Students had take over portions of buildings on campuses in Los Angeles, Berkeley, Santa Cruz and Davis late Thursday, and at least some were still occupied Friday morning.

Student organizers said they would escalate their protests after the system's regents approved the tuition hike during a meeting Thursday on the UCLA campus.

University officials said the $505 million to be raised by the tuition increases is needed to prevent even deeper cuts than those already made because of California's persistent financial crisis.

Protesting students said the hike will hurt working and middle-class students who benefit from state-funded education.

On the Santa Cruz campus, where building occupations began last week at a library, about 100 students staged a sit-in in the second-floor lobby of Kerr Hall soon after hearing of the tuition hike's approval, according to UC Santa Cruz Provost David Kliger.

Such action, he said, "does little more than divert precious resources while denying others their rightful access to campus facilities and services."

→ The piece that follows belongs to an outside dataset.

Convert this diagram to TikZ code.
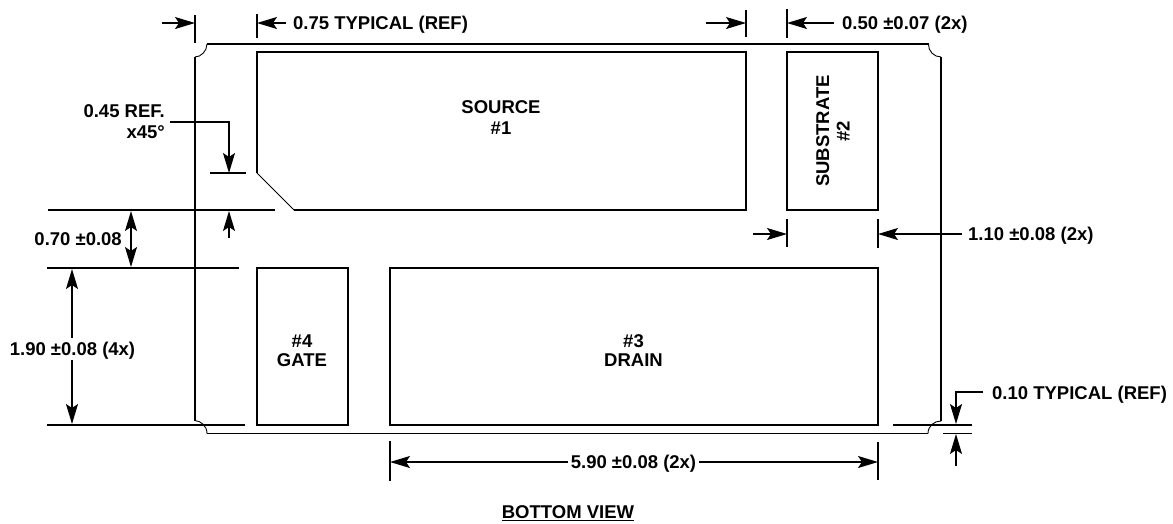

His campus suffered $50 million in state budget cuts this year, Kliger said.

On Friday morning, UC Berkeley students occupied the second floor of Wheeler Hall, UC Berkeley spokeswoman Janet Gilmore said. Campus police broke through a barricade of furniture and office equipment on the ground floor and arrested three students, Gilmore said.

She said she did not know how many students remained in the building, which was closed. A small number of classes were canceled, Gilmore said.

Authorities arrested dozens of angry students at the Davis campus late Thursday after they refused to vacate the school's administration building.

The Davis Police Department and deputies from the Yolo County Sheriff's Department took 52 students into custody, according to UC Davis spokeswoman Claudia Morain.

The arrests at Mrak Hall administration came about four hours after the usual 5 p.m. PT closing time. At one point, as many as 150 students were at the building protesting the tuition increase, Morain said.

 UCLA's Campbell Hall was occupied for several hours Thursday evening, a school spokesman said.

The takeover was not planned or sanctioned by the main protest organizer -- the United States Student Association, according to Gabby Madriz, a representative for the group.

The same building was briefly occupied Wednesday night by several dozen student protesters, according to a UCLA news release. The building was the site of the 1969 shooting deaths of two Black Panther Party members during an internal dispute, the statement said.

The UCLA campus was the scene of the largest and loudest demonstrations Thursday.

"We're fired up. Can't take it no more," students chanted as they marched and waved signs at UCLA. "Education only for the rich," one sign read.

Some faculty members and campus workers -- saying they're worried about possible furloughs and layoffs -- joined the students.

"Stop cuts in education and research," a sign carried by a teacher said.

After the regents voted, students rushed to parking decks to stage a sit-in to block regents' vehicles from leaving. Campus police and California Highway Patrol officers in riot gear stood nearby.

As one regent member walked out, students lining his path shouted, "Shame on you, shame on you."

The situation ended without incident as students gradually left the scene.

University executives told the regents the fee hikes are needed because they've already made deep spending cuts in the past two years -- cuts forced by the state budget.

About 26 percent of the $20 billion spent each year by the system comes from the state's general fund coupled with tuition and fees paid by students, according to a summary on the regents' Web site.

The first tuition hike, which will take effect in January, will cost undergraduate students an additional $585 a semester. The second increase will kick in next fall, raising tuition another $1,344, the regents said.

The fee increases are to be balanced by a raise in "the level of financial assistance for needy low- and middle-income students," according to the Board of Regents.

The tuition hike is expected to raise $505 million for the university system, and about $175 million of that money is to go toward student financial aid, the board said.